I was like, "Girl, I thought you were crying 'cause you were pregnant with his baby or something. He is nothing to cry over, trust."

She looked at me in awe, with tears streaming down her face and was like, "You know him. Like in real life?"

"Yeah, so don't cry about it. For real." Then I hailed a cab for myself and Nikola. We had this running thing all night about trying to gross each other out with stories. Hearing about Steve reminded me of probably one of the grossest stories ever, which I of course had to tell Nikola, and don't mind sharing with you right now.

One time I fucked this guy and the condom got stuck up inside me and I didn't know. Then the next night I fucked this other guy, still unaware of that lost condom already there. Two days later, I felt a strange sensation as if there was chewing gum between my legs, and finally the condom tumbled out of me in the bathroom of my old job. I was freaked out but got over it. Anyway, onto Steve.

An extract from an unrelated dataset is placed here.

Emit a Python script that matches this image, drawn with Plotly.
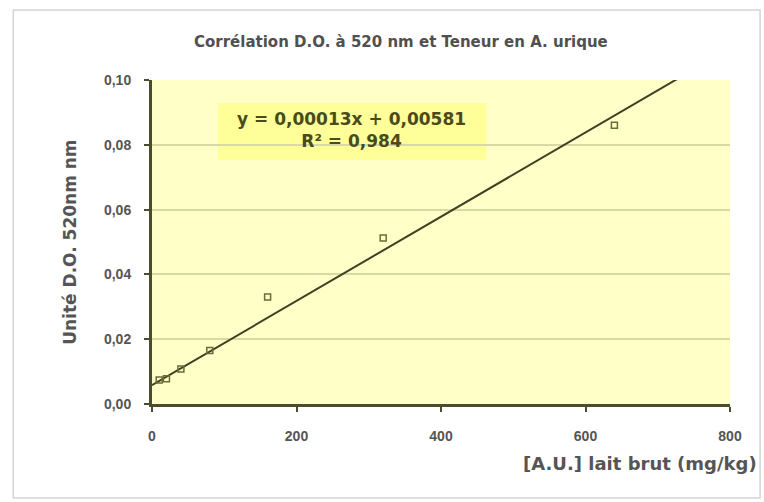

We'd banged like a month or two before and he was back in town (like over three years ago), so he stayed over. We had some sex in the pitch-black dark in my bedroom and I squirted a bit, so I knew my sheets would be a little messy. The next morning when we woke up, it looked like a murder scene. I didn't have my period, but there was brownish blood that came out from whatever trauma was caused by that lost condom. Steve was totally freaked out and uncomfortable and said that he had to scrub really hard to clean up all the dried blood caked on his cuticles and under his nails. I was like, "Whatever."

The best though was that there was a perfect bloody imprint of his hand on my ass cheek, as well as my bedroom wall. The one on my bedroom wall stayed there for kind of a long time because I'm way lazy.